Opinión

Simón Bolívar, niño, en Caracas

Una brillante fiesta animaba la casa, de ordinario cerrada y casi lúgubre: toda la alta sociedad de la capital se hallaba invitada. Era el aniversario de Su Majestad Católica Carlos IV de España, cuya gracia y poderío atravesaban aún el Atlántico, alcanzando las playas de sus más antiguas y fieles colonias, donde, tres siglos antes, había plantado Colón el estandarte español”, escribe el historiador de origen alemán Emil Ludwig en  ‘El dandy’, primer capítulo de su libro Bolívar, Editorial Losada, Buenos Aires, 1958, tercera edición.

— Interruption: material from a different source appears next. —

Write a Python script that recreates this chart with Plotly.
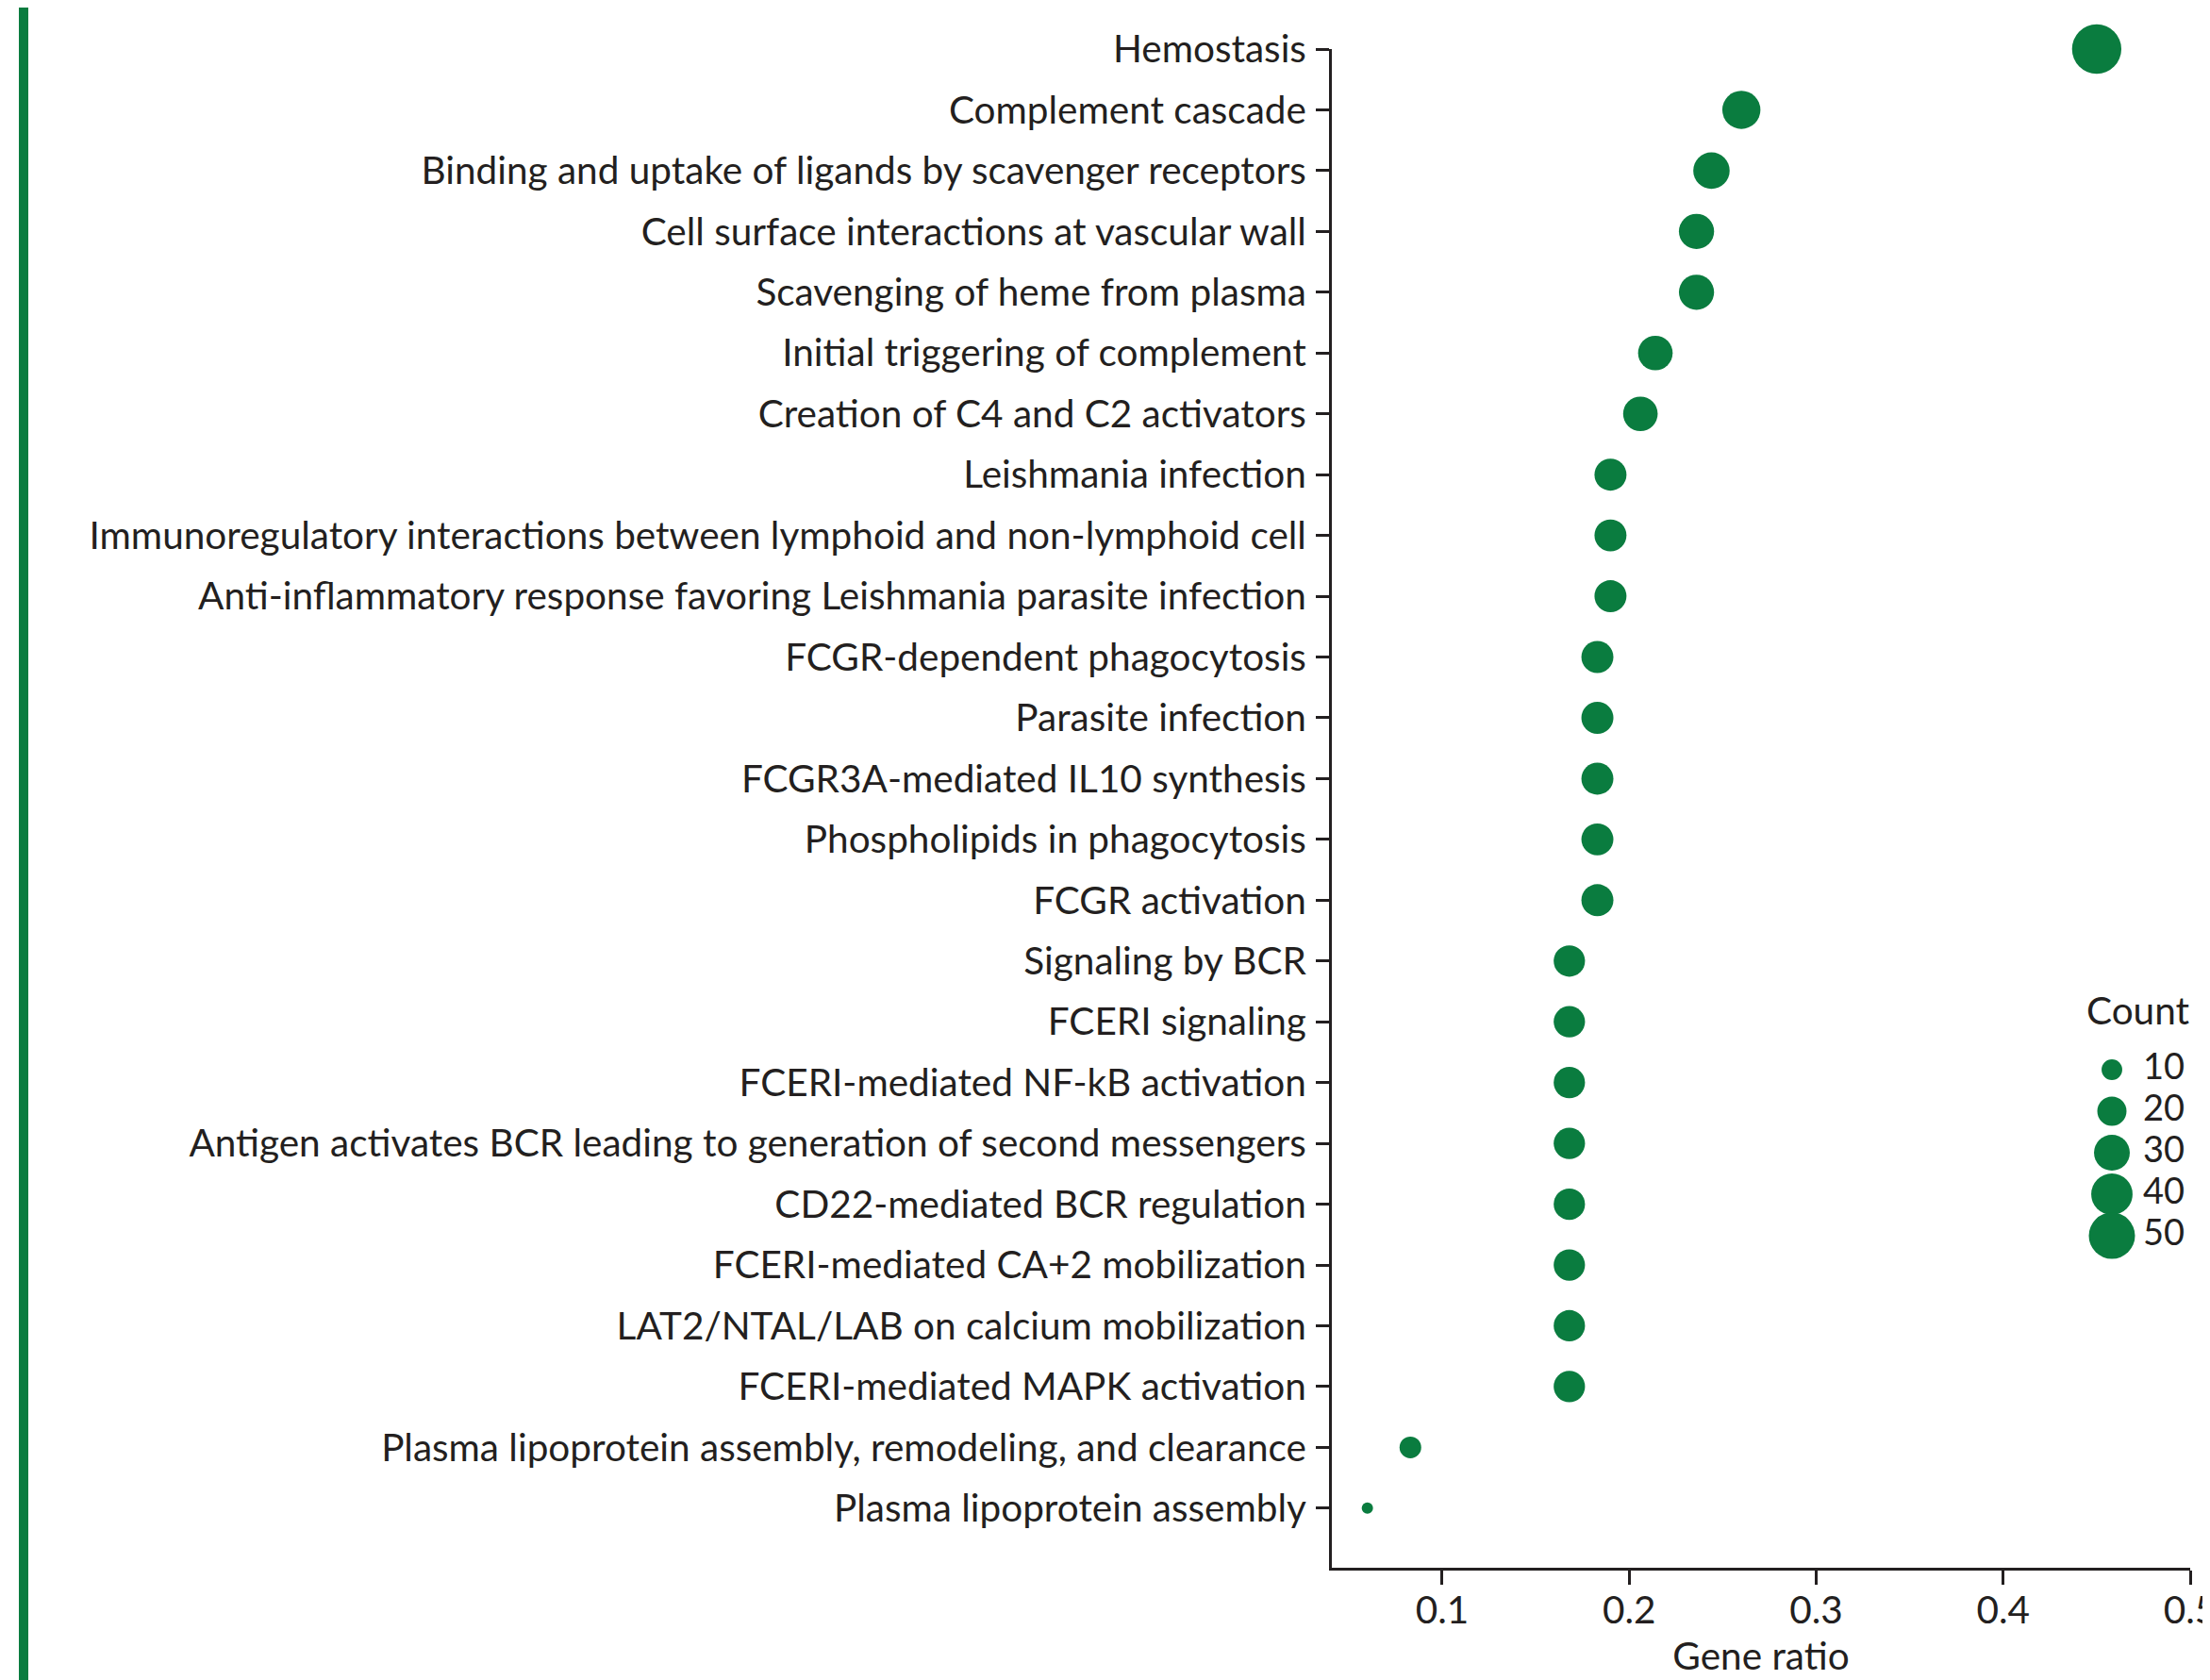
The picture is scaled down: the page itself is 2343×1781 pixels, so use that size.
import plotly.graph_objects as go

pathways = [
    "Hemostasis",
    "Complement cascade",
    "Binding and uptake of ligands by scavenger receptors",
    "Cell surface interactions at vascular wall",
    "Scavenging of heme from plasma",
    "Initial triggering of complement",
    "Creation of C4 and C2 activators",
    "Leishmania infection",
    "Immunoregulatory interactions between lymphoid and non-lymphoid cell",
    "Anti-inflammatory response favoring Leishmania parasite infection",
    "FCGR-dependent phagocytosis",
    "Parasite infection",
    "FCGR3A-mediated IL10 synthesis",
    "Phospholipids in phagocytosis",
    "FCGR activation",
    "Signaling by BCR",
    "FCERI signaling",
    "FCERI-mediated NF-kB activation",
    "Antigen activates BCR leading to generation of second messengers",
    "CD22-mediated BCR regulation",
    "FCERI-mediated CA+2 mobilization",
    "LAT2/NTAL/LAB on calcium mobilization",
    "FCERI-mediated MAPK activation",
    "Plasma lipoprotein assembly, remodeling, and clearance",
    "Plasma lipoprotein assembly",
]
gene_ratio = [0.450, 0.260, 0.244, 0.236, 0.236, 0.214, 0.206,
              0.190, 0.190, 0.190, 0.183, 0.183, 0.183, 0.183, 0.183,
              0.168, 0.168, 0.168, 0.168, 0.168, 0.168, 0.168, 0.168,
              0.083, 0.060]
count = [57, 34, 31, 29, 29, 28, 28,
         24, 24, 24, 24, 24, 24, 24, 24,
         23, 23, 23, 23, 23, 23, 23, 23,
         11, 3]

legend_counts = [10, 20, 30, 40, 50]
legend_labels = ["10", "20", "30", "40", "50"]
x_ticks = [0.1, 0.2, 0.3, 0.4, 0.5]
x_ticklabels = ["0.1", "0.2", "0.3", "0.4", "0.5"]

GREEN = "#0a7c3f"
TXT = "#231f20"
FONT = "Lato"
FS = 40.5
FS_KEY = 38
SIZEREF = 1 / 24.0

OFF = 8  # page body offset
W, H = 2343 - OFF, 1781 - OFF
# target page coordinates -> figure coordinates
PL, PR, PT, PB = 1412, 2322, 52, 1662
L, T = PL - OFF, PT - OFF
R = W - (PR - OFF)
B = H - (PB - OFF)
pw = W - L - R
ph = H - T - B

fig = go.Figure()
fig.add_trace(go.Scatter(
    x=gene_ratio, y=pathways, mode="markers",
    marker=dict(size=count, sizemode="area", sizeref=SIZEREF, color=GREEN,
                opacity=1, line=dict(width=0)),
    cliponaxis=False, showlegend=False, xaxis="x", yaxis="y",
))

# size key
fig.add_trace(go.Scatter(
    x=[0] * len(legend_counts), y=list(range(len(legend_counts))), mode="markers",
    marker=dict(size=legend_counts, sizemode="area", sizeref=SIZEREF, color=GREEN,
                opacity=1, line=dict(width=0)),
    cliponaxis=False, showlegend=False, xaxis="x2", yaxis="y2",
))
fig.add_trace(go.Scatter(
    x=[0.33] * len(legend_counts), y=list(range(len(legend_counts))), mode="text",
    text=legend_labels, textposition="middle right",
    textfont=dict(family=FONT, size=FS_KEY, color=TXT),
    cliponaxis=False, showlegend=False, xaxis="x2", yaxis="y2",
))

n = len(pathways)
bottom_extra = 0.98

leg_top_px = (1134 - 22) - PT
leg_bot_px = (1310 + 22) - PT
y2_domain = [1 - leg_bot_px / ph, 1 - leg_top_px / ph]
x2_left_px = 2222 - PL
x2_domain = [x2_left_px / pw, 1.0]

fig.update_layout(
    width=W, height=H,
    margin=dict(l=L, r=R, t=T, b=B, pad=0, autoexpand=False),
    paper_bgcolor="white", plot_bgcolor="white",
    font=dict(family=FONT, size=FS, color=TXT),
    xaxis=dict(
        range=[0.041, 0.5], tickvals=x_ticks, ticktext=x_ticklabels,
        showgrid=False, zeroline=False, showline=True, linecolor=TXT, linewidth=3,
        ticks="outside", ticklen=15, tickwidth=3, tickcolor=TXT,
        tickfont=dict(family=FONT, size=FS, color=TXT),
        ticklabeloverflow="allow", ticklabelstandoff=-8, automargin=False,
        title=dict(text="Gene ratio", font=dict(family=FONT, size=FS, color=TXT), standoff=0),
    ),
    yaxis=dict(
        type="category", categoryorder="array", categoryarray=pathways,
        range=[n - 1 + bottom_extra, 0],
        showgrid=False, zeroline=False, showline=True, linecolor=TXT, linewidth=3,
        ticks="outside", ticklen=14, tickwidth=3, tickcolor=TXT,
        tickfont=dict(family=FONT, size=FS, color=TXT),
        ticklabelstandoff=2, automargin=False,
    ),
    xaxis2=dict(domain=x2_domain, range=[-0.17, 0.83], visible=False, anchor="y2"),
    yaxis2=dict(domain=y2_domain, range=[len(legend_counts) - 0.5, -0.5], visible=False, anchor="x2"),
    annotations=[dict(
        text="Count", xref="paper", yref="paper",
        x=(2267 - PL) / pw, y=1 - (1070 - PT) / ph, xanchor="center", yanchor="middle",
        showarrow=False, font=dict(family=FONT, size=FS, color=TXT),
    )],
    shapes=[dict(
        type="rect", xref="paper", yref="paper",
        x0=(20 - PL) / pw, x1=(30 - PL) / pw, y0=-0.2, y1=1.2,
        fillcolor=GREEN, line=dict(width=0), layer="above",
    )],
)

fig.write_html("out.html")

Simón Bolívar, niño, en Caracas

Estamos en Caracas alrededor de 1790. La mansión pertenece a la viuda de uno de aquellos grandes señores venidos de algún dominio en sus lejanas tierras. Los que deseaban revivir –al otro extremo del ambiente español– el esplendor de la corte de Madrid. En el retrato, de uniforme y esmaltado de condecoraciones, el señor de Bolívar. Algunos de los invitados procedían del palacio de la Capitanía. Rodeado de pilares, en el patio, un joven de ocho años, vestido de raso verde y encajes, miraba a las señoras y caballeros que iban y venían por entre las enormes cortinas de seda, por los gabinetes de caoba o bajo los árboles del patio. También se admiraba de la coruscante luz de las joyas y uniformes, flores y espadas. Todo palpitaba y se quebraba iluminado por los candelabros.

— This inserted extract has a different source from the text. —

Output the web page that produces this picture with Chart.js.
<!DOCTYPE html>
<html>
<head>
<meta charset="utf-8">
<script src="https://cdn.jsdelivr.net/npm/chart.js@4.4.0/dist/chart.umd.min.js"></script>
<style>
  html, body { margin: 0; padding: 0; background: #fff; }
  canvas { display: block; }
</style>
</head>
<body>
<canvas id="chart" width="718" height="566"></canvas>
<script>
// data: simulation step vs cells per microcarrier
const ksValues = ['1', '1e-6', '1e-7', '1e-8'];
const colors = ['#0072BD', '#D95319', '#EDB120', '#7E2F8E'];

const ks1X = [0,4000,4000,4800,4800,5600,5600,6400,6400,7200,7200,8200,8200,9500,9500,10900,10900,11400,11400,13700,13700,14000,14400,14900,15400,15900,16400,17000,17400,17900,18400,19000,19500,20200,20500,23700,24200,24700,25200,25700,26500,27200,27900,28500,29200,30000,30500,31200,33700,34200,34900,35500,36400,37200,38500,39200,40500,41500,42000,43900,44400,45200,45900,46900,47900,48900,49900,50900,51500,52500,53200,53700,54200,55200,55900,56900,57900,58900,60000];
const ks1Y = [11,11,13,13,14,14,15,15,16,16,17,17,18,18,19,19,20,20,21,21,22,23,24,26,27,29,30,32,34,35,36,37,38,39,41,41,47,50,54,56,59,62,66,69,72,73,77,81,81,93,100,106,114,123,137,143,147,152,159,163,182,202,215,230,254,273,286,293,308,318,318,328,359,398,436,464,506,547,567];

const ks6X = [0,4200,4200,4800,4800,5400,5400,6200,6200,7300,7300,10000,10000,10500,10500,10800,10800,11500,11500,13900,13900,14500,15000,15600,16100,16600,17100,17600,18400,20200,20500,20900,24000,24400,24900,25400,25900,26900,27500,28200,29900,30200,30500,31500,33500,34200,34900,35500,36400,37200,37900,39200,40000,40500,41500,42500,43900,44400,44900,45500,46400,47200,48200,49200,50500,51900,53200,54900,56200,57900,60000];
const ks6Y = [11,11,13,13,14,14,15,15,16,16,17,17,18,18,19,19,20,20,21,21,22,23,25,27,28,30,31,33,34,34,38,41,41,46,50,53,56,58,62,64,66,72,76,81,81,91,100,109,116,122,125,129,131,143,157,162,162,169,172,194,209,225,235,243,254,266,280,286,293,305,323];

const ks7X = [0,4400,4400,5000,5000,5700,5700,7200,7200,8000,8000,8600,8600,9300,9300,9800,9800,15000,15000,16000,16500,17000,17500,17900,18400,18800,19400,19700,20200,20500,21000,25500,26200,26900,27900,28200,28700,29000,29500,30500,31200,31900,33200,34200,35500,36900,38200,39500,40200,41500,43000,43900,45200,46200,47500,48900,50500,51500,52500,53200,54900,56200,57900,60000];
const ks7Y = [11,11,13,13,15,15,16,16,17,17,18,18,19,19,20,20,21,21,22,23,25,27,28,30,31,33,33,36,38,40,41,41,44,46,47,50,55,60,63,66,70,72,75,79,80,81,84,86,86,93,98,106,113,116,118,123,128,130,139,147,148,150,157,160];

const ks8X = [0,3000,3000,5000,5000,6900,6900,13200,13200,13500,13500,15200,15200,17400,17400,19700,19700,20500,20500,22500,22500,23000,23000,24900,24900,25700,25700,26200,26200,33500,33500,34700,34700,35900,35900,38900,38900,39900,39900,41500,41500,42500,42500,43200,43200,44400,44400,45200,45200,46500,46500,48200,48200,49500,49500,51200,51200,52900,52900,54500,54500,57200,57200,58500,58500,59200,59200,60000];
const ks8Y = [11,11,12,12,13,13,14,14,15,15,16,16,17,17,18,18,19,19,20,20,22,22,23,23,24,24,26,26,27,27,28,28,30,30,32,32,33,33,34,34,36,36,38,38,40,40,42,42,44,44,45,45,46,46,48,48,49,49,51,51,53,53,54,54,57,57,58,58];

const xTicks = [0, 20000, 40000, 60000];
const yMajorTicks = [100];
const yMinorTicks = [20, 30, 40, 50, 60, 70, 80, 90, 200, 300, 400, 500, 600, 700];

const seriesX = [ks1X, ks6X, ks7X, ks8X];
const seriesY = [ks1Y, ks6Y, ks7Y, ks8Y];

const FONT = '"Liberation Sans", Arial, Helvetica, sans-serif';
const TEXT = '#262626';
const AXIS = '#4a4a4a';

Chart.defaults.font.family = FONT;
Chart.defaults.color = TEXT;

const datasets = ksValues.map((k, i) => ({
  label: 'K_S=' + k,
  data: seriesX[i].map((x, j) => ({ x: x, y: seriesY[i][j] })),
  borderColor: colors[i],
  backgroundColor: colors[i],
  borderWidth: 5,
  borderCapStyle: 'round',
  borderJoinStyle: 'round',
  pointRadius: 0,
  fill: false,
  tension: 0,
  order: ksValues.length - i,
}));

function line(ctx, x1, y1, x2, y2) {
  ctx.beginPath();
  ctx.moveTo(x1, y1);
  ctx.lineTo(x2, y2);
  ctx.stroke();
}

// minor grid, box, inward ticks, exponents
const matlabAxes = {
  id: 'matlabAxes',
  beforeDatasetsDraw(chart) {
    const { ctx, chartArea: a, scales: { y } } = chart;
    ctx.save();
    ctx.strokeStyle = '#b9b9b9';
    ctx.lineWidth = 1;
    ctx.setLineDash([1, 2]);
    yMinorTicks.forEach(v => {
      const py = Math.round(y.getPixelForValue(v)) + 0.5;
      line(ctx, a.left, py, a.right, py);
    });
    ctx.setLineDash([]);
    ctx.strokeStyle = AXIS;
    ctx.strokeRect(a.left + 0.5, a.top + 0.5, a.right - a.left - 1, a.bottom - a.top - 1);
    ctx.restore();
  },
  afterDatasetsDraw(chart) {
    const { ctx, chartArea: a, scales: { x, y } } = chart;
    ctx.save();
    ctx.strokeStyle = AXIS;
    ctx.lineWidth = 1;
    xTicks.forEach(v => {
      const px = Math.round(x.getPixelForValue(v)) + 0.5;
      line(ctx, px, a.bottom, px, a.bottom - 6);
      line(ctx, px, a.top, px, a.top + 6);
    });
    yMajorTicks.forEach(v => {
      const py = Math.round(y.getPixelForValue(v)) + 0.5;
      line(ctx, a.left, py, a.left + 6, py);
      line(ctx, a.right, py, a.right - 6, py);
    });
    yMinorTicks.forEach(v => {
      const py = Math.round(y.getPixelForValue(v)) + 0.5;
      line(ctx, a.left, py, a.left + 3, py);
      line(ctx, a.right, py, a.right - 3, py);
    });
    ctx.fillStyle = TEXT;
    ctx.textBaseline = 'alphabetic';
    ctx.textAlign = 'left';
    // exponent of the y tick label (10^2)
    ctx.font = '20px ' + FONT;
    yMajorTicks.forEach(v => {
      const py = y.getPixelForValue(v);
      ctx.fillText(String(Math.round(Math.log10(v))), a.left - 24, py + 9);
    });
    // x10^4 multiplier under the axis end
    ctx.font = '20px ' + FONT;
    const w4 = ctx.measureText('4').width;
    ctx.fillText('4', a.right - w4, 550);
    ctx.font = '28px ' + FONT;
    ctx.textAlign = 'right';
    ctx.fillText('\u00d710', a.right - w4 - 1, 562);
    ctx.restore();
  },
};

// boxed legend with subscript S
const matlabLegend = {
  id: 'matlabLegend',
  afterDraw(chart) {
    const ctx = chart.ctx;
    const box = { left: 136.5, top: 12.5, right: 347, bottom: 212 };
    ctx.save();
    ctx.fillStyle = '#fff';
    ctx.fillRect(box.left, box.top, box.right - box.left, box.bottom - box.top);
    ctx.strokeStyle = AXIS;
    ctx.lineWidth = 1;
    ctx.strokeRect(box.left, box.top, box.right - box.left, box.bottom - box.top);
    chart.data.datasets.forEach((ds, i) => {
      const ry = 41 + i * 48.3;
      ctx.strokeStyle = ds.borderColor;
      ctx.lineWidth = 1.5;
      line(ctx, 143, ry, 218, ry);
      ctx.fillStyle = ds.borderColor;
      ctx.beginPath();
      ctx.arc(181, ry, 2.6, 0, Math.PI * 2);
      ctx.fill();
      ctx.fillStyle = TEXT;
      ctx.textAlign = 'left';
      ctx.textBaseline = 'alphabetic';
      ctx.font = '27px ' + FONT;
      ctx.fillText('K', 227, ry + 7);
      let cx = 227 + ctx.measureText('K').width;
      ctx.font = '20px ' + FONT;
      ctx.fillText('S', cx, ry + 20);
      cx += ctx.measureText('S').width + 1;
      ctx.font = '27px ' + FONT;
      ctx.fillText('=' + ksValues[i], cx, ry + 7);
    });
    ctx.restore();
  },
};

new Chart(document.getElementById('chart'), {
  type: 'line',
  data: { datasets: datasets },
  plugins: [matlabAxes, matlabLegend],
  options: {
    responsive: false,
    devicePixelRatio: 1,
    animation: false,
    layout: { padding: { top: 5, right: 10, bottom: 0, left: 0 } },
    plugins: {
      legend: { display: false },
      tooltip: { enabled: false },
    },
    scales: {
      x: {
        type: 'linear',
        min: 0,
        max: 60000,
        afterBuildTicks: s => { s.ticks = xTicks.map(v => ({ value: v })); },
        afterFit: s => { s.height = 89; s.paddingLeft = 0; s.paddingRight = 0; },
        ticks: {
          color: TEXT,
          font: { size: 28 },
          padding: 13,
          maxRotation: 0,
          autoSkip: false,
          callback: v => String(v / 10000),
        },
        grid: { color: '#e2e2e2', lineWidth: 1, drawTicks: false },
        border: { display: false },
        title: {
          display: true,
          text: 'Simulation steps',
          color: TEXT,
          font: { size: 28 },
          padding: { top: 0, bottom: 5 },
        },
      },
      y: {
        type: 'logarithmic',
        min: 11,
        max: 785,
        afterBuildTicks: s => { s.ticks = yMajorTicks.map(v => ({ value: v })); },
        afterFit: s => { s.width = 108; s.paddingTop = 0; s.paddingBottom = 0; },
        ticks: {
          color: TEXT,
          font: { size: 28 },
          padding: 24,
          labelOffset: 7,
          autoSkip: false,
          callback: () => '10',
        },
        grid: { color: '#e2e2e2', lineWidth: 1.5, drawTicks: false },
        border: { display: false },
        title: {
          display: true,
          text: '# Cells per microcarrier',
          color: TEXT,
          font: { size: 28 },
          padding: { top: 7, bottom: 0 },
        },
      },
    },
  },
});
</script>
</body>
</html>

He ahí bajo el granado a Simón, el benjamín. Su rubio hermano, Juan Vicente. Asimismo, sus dos hermanas. Todos desfilan por delante de su madre: los Palacios, los Sojos, los Andrades, los Pontes, cada uno con su señora. Desde el salón verde, la música de ‘minué’ de Haydn. Más placentero era en los valles de Aragua –igual que una serpiente verde– que se dilatan entre las frías montañas, en San Mateo, donde practicaba la caza y la pesca junto a su hermano y el mayordomo. Apenas con nueve años, perdió a su madre, quien acababa de cumplir los treinta. A los quince se había casado con un hombre treinta años mayor que ella. Viuda, con cuatro niños. El padre de Bolívar contaba con cincuenta y seis años, cuando nació el menor de sus hijos, para quien el destino reservaba universalizar el nombre de su antigua familia.

De modo que el tío Palacios condujo al huérfano a la ciudad, confiando su educación a un clérigo. Recordemos que hasta poco antes del nacimiento de Bolívar, en las regiones españolas de Ultramar existía la prohibición de enseñar cómo la Tierra giraba alrededor del sol; novedad que, por vez primera, expuso en Santa Fe, en 1762, un “diabólico” médico de Cádiz. El tutor se detenía ante el retrato del primer Simón Bolívar, quien había llegado doscientos años antes con su pariente el Gobernador y provisto de las “concesiones” de Felipe II.

Desde sus marcos de oro, lo escrutaban los abuelos y descendientes. Uno de ellos –con su título de Procurador– fundó en Venezuela pueblos y ciudades. Otro de ellos había arrancado a sus tierras los títulos de vizconde o marqués. Algún otro también descubrió y explotó minas de cobre, merced al ímprobo trabajo de los esclavos. Un cúmulo de figuras como la de aquel que, de su peculio, edificó La Guaira, el puerto de Caracas, al otro lado de monte Ávila.